▶ **Work instructions**
Pictures stay out. Extract the lines below from the first one through the line with "-- ++(-19,27.5) -- ++(0,-11)", both included.

▶ **Data section**
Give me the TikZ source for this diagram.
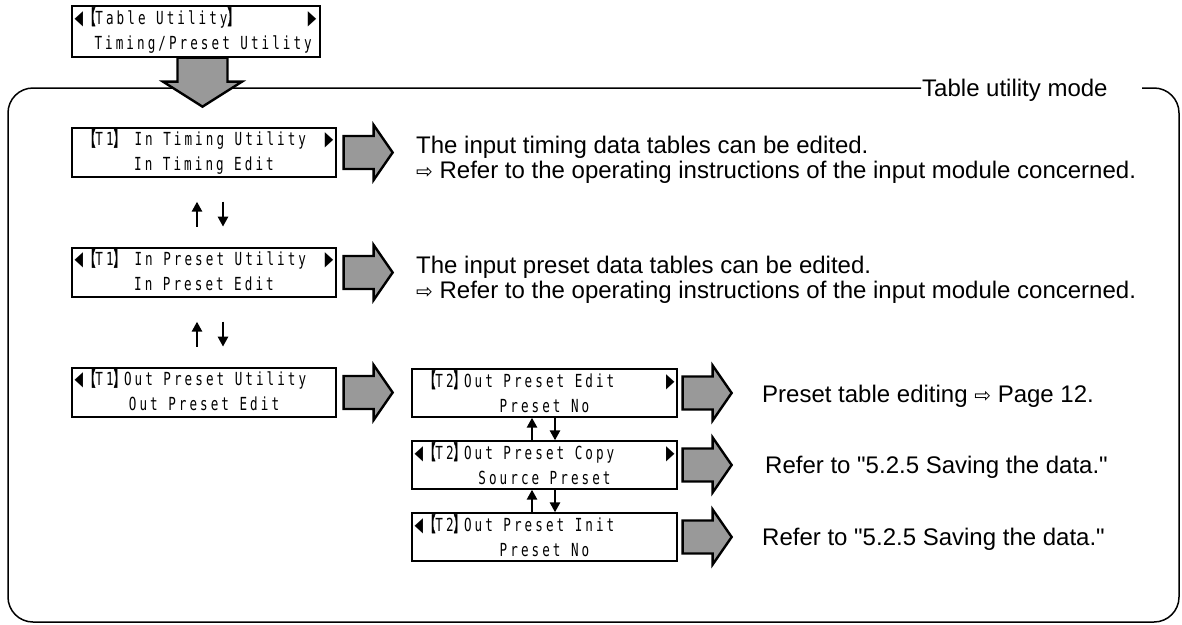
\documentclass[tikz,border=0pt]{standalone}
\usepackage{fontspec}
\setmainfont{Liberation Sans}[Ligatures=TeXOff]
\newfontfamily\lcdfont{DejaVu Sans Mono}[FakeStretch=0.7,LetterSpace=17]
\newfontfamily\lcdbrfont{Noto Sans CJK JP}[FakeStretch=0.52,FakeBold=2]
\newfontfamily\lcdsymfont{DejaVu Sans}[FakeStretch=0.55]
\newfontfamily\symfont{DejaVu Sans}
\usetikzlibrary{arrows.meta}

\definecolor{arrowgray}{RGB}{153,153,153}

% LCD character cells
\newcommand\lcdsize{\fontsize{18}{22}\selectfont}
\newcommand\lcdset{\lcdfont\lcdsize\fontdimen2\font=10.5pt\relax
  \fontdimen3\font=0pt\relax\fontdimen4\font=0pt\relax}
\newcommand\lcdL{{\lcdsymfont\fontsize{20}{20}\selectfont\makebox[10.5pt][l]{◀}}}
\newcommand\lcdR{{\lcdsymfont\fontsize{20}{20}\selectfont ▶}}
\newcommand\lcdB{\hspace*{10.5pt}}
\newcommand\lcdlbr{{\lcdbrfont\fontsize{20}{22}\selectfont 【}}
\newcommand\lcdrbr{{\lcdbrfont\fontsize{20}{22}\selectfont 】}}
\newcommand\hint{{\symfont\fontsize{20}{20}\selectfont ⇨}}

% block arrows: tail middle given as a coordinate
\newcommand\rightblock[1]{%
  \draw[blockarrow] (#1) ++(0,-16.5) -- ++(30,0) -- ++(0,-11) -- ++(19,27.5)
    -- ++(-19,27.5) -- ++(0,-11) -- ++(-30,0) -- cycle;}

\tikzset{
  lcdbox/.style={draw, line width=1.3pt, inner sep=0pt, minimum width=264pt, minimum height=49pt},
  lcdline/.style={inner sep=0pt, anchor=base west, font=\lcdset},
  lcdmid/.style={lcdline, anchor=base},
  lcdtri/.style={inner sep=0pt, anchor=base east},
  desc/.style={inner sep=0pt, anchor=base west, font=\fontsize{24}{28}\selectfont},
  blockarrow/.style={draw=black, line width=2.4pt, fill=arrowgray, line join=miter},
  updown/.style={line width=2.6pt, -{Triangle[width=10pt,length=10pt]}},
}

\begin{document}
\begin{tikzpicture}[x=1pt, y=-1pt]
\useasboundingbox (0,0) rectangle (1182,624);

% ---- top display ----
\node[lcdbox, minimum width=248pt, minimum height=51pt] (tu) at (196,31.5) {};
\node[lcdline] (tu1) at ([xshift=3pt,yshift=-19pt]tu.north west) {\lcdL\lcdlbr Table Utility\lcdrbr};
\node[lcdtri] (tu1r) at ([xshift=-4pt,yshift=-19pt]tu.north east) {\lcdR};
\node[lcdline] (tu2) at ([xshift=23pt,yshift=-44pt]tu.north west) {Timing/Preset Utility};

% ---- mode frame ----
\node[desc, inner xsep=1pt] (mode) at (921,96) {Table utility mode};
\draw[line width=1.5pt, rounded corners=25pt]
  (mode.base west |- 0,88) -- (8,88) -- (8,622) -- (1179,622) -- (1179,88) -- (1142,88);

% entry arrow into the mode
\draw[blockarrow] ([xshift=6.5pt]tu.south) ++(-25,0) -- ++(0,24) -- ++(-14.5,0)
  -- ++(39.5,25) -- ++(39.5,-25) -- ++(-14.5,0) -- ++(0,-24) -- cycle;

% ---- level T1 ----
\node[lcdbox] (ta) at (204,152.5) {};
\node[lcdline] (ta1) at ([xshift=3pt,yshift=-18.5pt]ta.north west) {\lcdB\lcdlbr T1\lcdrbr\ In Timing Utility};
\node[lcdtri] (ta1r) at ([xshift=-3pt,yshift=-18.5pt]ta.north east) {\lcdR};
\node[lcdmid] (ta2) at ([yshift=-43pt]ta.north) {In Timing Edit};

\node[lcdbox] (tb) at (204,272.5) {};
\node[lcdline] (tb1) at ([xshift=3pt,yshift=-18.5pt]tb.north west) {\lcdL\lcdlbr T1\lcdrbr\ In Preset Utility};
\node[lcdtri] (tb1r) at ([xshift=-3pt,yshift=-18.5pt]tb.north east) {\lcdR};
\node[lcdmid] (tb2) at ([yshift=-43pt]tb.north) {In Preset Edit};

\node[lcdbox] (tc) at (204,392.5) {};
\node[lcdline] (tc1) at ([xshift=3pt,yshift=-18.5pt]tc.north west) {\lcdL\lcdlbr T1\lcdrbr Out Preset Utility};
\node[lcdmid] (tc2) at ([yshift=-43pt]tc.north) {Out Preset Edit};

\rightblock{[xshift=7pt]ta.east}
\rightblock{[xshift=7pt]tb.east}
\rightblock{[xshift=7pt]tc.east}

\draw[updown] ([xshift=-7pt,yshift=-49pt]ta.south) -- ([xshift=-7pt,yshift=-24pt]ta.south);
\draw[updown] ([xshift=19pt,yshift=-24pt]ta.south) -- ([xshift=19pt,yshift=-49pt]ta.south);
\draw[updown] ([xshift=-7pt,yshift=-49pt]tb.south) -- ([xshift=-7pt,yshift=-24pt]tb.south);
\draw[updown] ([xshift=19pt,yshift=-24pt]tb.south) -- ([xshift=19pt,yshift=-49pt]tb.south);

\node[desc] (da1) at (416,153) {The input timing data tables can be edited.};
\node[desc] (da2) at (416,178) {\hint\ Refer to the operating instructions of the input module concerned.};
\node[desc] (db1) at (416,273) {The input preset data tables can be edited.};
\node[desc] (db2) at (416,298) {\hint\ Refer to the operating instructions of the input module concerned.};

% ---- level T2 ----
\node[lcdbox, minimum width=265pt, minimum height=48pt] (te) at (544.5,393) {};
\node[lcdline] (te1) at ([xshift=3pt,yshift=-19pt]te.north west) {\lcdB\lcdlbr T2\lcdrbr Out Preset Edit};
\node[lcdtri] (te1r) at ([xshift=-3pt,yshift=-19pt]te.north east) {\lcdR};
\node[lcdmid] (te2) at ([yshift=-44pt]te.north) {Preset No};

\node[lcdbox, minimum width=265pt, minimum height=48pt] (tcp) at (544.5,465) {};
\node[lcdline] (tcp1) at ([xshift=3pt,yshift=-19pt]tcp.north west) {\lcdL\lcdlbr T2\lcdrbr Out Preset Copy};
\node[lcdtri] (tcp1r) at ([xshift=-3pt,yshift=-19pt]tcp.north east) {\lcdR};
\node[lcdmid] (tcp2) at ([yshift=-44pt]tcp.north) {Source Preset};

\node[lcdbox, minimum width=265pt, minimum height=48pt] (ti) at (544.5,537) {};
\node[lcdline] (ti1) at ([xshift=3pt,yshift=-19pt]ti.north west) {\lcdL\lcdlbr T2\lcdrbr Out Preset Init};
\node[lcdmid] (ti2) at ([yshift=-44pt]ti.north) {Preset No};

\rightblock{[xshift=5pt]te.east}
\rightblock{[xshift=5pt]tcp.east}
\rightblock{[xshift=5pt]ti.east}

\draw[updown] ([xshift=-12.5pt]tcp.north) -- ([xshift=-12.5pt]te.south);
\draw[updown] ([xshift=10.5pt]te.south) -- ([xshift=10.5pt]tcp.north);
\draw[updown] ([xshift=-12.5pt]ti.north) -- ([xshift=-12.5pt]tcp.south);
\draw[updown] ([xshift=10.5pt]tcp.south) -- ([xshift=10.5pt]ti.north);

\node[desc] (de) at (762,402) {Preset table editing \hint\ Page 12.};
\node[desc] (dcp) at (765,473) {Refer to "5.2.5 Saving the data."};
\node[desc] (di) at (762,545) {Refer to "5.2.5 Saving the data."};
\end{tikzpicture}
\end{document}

▶ **Task answer**
Give me the TikZ source for this diagram.
\documentclass[tikz,border=0pt]{standalone}
\usepackage{fontspec}
\setmainfont{Liberation Sans}[Ligatures=TeXOff]
\newfontfamily\lcdfont{DejaVu Sans Mono}[FakeStretch=0.7,LetterSpace=17]
\newfontfamily\lcdbrfont{Noto Sans CJK JP}[FakeStretch=0.52,FakeBold=2]
\newfontfamily\lcdsymfont{DejaVu Sans}[FakeStretch=0.55]
\newfontfamily\symfont{DejaVu Sans}
\usetikzlibrary{arrows.meta}

\definecolor{arrowgray}{RGB}{153,153,153}

% LCD character cells
\newcommand\lcdsize{\fontsize{18}{22}\selectfont}
\newcommand\lcdset{\lcdfont\lcdsize\fontdimen2\font=10.5pt\relax
  \fontdimen3\font=0pt\relax\fontdimen4\font=0pt\relax}
\newcommand\lcdL{{\lcdsymfont\fontsize{20}{20}\selectfont\makebox[10.5pt][l]{◀}}}
\newcommand\lcdR{{\lcdsymfont\fontsize{20}{20}\selectfont ▶}}
\newcommand\lcdB{\hspace*{10.5pt}}
\newcommand\lcdlbr{{\lcdbrfont\fontsize{20}{22}\selectfont 【}}
\newcommand\lcdrbr{{\lcdbrfont\fontsize{20}{22}\selectfont 】}}
\newcommand\hint{{\symfont\fontsize{20}{20}\selectfont ⇨}}

% block arrows: tail middle given as a coordinate
\newcommand\rightblock[1]{%
  \draw[blockarrow] (#1) ++(0,-16.5) -- ++(30,0) -- ++(0,-11) -- ++(19,27.5)
    -- ++(-19,27.5) -- ++(0,-11) -- ++(-30,0) -- cycle;}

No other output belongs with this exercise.